_Exercise aim_: Only the pictures are to be left out; set down the rest of the records exactly.

[START OF Material shown]

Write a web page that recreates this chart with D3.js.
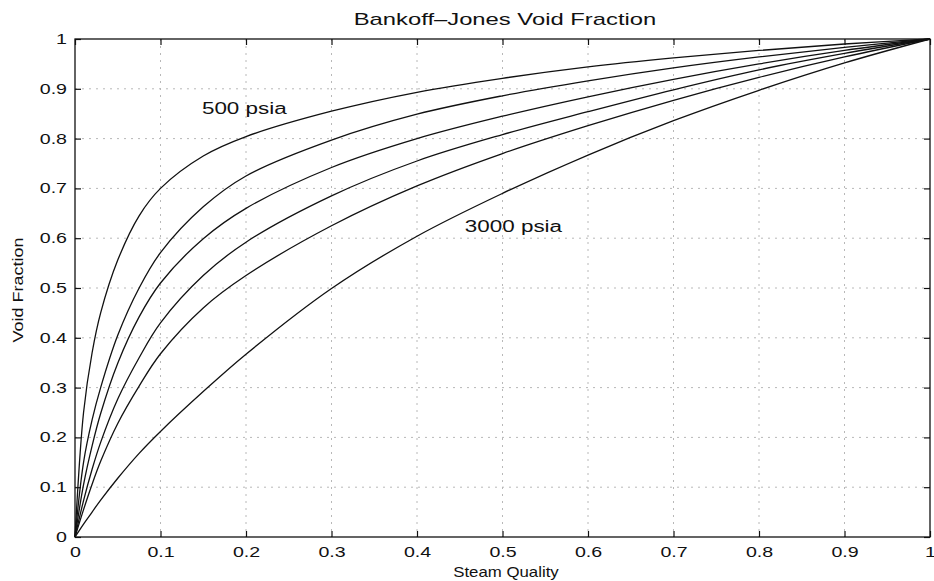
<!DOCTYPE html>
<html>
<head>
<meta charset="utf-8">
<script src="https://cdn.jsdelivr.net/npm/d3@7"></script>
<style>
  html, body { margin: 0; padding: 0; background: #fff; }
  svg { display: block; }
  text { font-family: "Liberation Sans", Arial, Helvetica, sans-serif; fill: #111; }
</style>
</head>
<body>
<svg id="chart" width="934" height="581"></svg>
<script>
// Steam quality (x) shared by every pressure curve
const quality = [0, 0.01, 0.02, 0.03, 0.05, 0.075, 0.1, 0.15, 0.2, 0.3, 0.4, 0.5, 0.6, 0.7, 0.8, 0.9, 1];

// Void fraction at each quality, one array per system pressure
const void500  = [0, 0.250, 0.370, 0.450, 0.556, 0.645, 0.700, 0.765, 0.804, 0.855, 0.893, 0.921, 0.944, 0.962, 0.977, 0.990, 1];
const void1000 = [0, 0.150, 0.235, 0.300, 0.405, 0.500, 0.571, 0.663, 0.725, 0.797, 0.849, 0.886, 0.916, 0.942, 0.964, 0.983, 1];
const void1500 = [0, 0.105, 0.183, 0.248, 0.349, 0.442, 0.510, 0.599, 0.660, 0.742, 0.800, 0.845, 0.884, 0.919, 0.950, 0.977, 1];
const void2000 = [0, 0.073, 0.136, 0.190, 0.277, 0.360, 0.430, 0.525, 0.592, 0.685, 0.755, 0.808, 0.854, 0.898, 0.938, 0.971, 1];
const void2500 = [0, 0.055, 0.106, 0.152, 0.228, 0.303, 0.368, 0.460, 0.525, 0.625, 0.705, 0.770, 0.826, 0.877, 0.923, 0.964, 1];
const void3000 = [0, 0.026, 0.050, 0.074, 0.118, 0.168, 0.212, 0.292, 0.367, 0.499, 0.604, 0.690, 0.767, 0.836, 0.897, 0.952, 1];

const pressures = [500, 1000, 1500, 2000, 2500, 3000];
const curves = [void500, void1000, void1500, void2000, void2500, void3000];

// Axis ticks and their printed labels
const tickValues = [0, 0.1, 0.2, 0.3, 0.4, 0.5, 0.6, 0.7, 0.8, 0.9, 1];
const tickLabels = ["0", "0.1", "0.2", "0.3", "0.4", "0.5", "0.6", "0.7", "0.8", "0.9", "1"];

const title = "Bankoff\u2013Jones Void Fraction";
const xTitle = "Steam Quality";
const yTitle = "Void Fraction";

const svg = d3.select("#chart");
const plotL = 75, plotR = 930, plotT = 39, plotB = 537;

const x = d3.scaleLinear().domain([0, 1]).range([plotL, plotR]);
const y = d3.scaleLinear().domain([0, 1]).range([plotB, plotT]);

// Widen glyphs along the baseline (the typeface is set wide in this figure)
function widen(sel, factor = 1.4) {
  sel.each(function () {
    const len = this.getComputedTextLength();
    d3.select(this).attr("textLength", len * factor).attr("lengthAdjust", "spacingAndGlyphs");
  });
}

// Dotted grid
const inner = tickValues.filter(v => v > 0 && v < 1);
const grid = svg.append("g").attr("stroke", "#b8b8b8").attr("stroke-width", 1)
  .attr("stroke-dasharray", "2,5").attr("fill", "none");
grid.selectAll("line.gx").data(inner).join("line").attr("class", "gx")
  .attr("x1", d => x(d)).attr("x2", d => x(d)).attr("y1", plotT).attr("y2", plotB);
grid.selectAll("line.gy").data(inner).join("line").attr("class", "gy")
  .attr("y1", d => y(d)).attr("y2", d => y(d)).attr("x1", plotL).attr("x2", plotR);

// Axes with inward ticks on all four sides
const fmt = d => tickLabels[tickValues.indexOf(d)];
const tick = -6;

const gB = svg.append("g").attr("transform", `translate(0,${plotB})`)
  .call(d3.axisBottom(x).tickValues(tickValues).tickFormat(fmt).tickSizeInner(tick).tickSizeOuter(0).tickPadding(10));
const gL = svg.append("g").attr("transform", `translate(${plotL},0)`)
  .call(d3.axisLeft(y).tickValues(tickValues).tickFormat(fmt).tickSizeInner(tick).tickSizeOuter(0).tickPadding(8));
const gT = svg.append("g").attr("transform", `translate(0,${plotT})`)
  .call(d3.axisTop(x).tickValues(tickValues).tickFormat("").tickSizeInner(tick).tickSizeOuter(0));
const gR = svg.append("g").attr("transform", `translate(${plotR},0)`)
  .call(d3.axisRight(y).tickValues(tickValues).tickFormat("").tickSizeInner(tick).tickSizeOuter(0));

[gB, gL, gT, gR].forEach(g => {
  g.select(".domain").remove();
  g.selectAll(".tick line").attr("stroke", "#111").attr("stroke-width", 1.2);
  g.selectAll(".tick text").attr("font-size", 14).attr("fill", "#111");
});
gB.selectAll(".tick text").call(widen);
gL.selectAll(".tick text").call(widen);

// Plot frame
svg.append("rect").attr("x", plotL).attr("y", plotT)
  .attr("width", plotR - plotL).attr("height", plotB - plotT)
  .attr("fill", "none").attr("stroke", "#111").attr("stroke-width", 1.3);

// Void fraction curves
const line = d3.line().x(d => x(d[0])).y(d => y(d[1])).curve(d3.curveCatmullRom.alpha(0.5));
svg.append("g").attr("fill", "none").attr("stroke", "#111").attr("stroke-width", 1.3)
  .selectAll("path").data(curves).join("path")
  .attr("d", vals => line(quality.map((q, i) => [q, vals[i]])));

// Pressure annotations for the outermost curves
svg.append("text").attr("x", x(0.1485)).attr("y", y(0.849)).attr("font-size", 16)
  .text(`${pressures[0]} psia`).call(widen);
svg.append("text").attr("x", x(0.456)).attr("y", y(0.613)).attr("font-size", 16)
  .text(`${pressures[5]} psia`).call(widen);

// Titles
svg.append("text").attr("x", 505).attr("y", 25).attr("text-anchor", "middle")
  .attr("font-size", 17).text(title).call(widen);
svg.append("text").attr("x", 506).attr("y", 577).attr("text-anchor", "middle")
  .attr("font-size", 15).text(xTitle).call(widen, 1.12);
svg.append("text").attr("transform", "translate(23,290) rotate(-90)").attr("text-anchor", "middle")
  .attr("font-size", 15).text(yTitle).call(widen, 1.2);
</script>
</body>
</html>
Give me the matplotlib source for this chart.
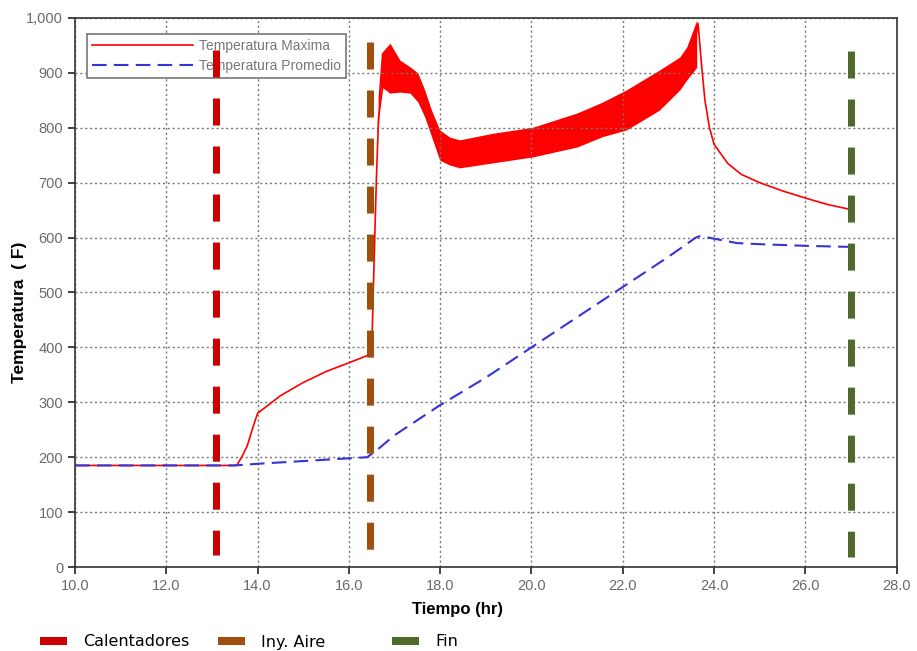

[END OF Material shown]

_Answer for this exercise_:
Write a web page that recreates this chart with D3.js.
<!DOCTYPE html>
<html>
<head>
<meta charset="utf-8">
<script src="https://cdn.jsdelivr.net/npm/d3@7"></script>
<style>
  html, body { margin: 0; padding: 0; background: #fff; }
  svg { display: block; }
  text { font-family: "Liberation Sans", Arial, Helvetica, sans-serif; fill: #111; }
</style>
</head>
<body>
<svg id="chart" width="934" height="581"></svg>
<script>
// Steam quality (x) shared by every pressure curve
const quality = [0, 0.01, 0.02, 0.03, 0.05, 0.075, 0.1, 0.15, 0.2, 0.3, 0.4, 0.5, 0.6, 0.7, 0.8, 0.9, 1];

// Void fraction at each quality, one array per system pressure
const void500  = [0, 0.250, 0.370, 0.450, 0.556, 0.645, 0.700, 0.765, 0.804, 0.855, 0.893, 0.921, 0.944, 0.962, 0.977, 0.990, 1];
const void1000 = [0, 0.150, 0.235, 0.300, 0.405, 0.500, 0.571, 0.663, 0.725, 0.797, 0.849, 0.886, 0.916, 0.942, 0.964, 0.983, 1];
const void1500 = [0, 0.105, 0.183, 0.248, 0.349, 0.442, 0.510, 0.599, 0.660, 0.742, 0.800, 0.845, 0.884, 0.919, 0.950, 0.977, 1];
const void2000 = [0, 0.073, 0.136, 0.190, 0.277, 0.360, 0.430, 0.525, 0.592, 0.685, 0.755, 0.808, 0.854, 0.898, 0.938, 0.971, 1];
const void2500 = [0, 0.055, 0.106, 0.152, 0.228, 0.303, 0.368, 0.460, 0.525, 0.625, 0.705, 0.770, 0.826, 0.877, 0.923, 0.964, 1];
const void3000 = [0, 0.026, 0.050, 0.074, 0.118, 0.168, 0.212, 0.292, 0.367, 0.499, 0.604, 0.690, 0.767, 0.836, 0.897, 0.952, 1];

const pressures = [500, 1000, 1500, 2000, 2500, 3000];
const curves = [void500, void1000, void1500, void2000, void2500, void3000];

// Axis ticks and their printed labels
const tickValues = [0, 0.1, 0.2, 0.3, 0.4, 0.5, 0.6, 0.7, 0.8, 0.9, 1];
const tickLabels = ["0", "0.1", "0.2", "0.3", "0.4", "0.5", "0.6", "0.7", "0.8", "0.9", "1"];

const title = "Bankoff\u2013Jones Void Fraction";
const xTitle = "Steam Quality";
const yTitle = "Void Fraction";

const svg = d3.select("#chart");
const plotL = 75, plotR = 930, plotT = 39, plotB = 537;

const x = d3.scaleLinear().domain([0, 1]).range([plotL, plotR]);
const y = d3.scaleLinear().domain([0, 1]).range([plotB, plotT]);

// Widen glyphs along the baseline (the typeface is set wide in this figure)
function widen(sel, factor = 1.4) {
  sel.each(function () {
    const len = this.getComputedTextLength();
    d3.select(this).attr("textLength", len * factor).attr("lengthAdjust", "spacingAndGlyphs");
  });
}

// Dotted grid
const inner = tickValues.filter(v => v > 0 && v < 1);
const grid = svg.append("g").attr("stroke", "#b8b8b8").attr("stroke-width", 1)
  .attr("stroke-dasharray", "2,5").attr("fill", "none");
grid.selectAll("line.gx").data(inner).join("line").attr("class", "gx")
  .attr("x1", d => x(d)).attr("x2", d => x(d)).attr("y1", plotT).attr("y2", plotB);
grid.selectAll("line.gy").data(inner).join("line").attr("class", "gy")
  .attr("y1", d => y(d)).attr("y2", d => y(d)).attr("x1", plotL).attr("x2", plotR);

// Axes with inward ticks on all four sides
const fmt = d => tickLabels[tickValues.indexOf(d)];
const tick = -6;

const gB = svg.append("g").attr("transform", `translate(0,${plotB})`)
  .call(d3.axisBottom(x).tickValues(tickValues).tickFormat(fmt).tickSizeInner(tick).tickSizeOuter(0).tickPadding(10));
const gL = svg.append("g").attr("transform", `translate(${plotL},0)`)
  .call(d3.axisLeft(y).tickValues(tickValues).tickFormat(fmt).tickSizeInner(tick).tickSizeOuter(0).tickPadding(8));
const gT = svg.append("g").attr("transform", `translate(0,${plotT})`)
  .call(d3.axisTop(x).tickValues(tickValues).tickFormat("").tickSizeInner(tick).tickSizeOuter(0));
const gR = svg.append("g").attr("transform", `translate(${plotR},0)`)
  .call(d3.axisRight(y).tickValues(tickValues).tickFormat("").tickSizeInner(tick).tickSizeOuter(0));

[gB, gL, gT, gR].forEach(g => {
  g.select(".domain").remove();
  g.selectAll(".tick line").attr("stroke", "#111").attr("stroke-width", 1.2);
  g.selectAll(".tick text").attr("font-size", 14).attr("fill", "#111");
});
gB.selectAll(".tick text").call(widen);
gL.selectAll(".tick text").call(widen);

// Plot frame
svg.append("rect").attr("x", plotL).attr("y", plotT)
  .attr("width", plotR - plotL).attr("height", plotB - plotT)
  .attr("fill", "none").attr("stroke", "#111").attr("stroke-width", 1.3);

// Void fraction curves
const line = d3.line().x(d => x(d[0])).y(d => y(d[1])).curve(d3.curveCatmullRom.alpha(0.5));
svg.append("g").attr("fill", "none").attr("stroke", "#111").attr("stroke-width", 1.3)
  .selectAll("path").data(curves).join("path")
  .attr("d", vals => line(quality.map((q, i) => [q, vals[i]])));

// Pressure annotations for the outermost curves
svg.append("text").attr("x", x(0.1485)).attr("y", y(0.849)).attr("font-size", 16)
  .text(`${pressures[0]} psia`).call(widen);
svg.append("text").attr("x", x(0.456)).attr("y", y(0.613)).attr("font-size", 16)
  .text(`${pressures[5]} psia`).call(widen);

// Titles
svg.append("text").attr("x", 505).attr("y", 25).attr("text-anchor", "middle")
  .attr("font-size", 17).text(title).call(widen);
svg.append("text").attr("x", 506).attr("y", 577).attr("text-anchor", "middle")
  .attr("font-size", 15).text(xTitle).call(widen, 1.12);
svg.append("text").attr("transform", "translate(23,290) rotate(-90)").attr("text-anchor", "middle")
  .attr("font-size", 15).text(yTitle).call(widen, 1.2);
</script>
</body>
</html>
Give me the matplotlib source for this chart.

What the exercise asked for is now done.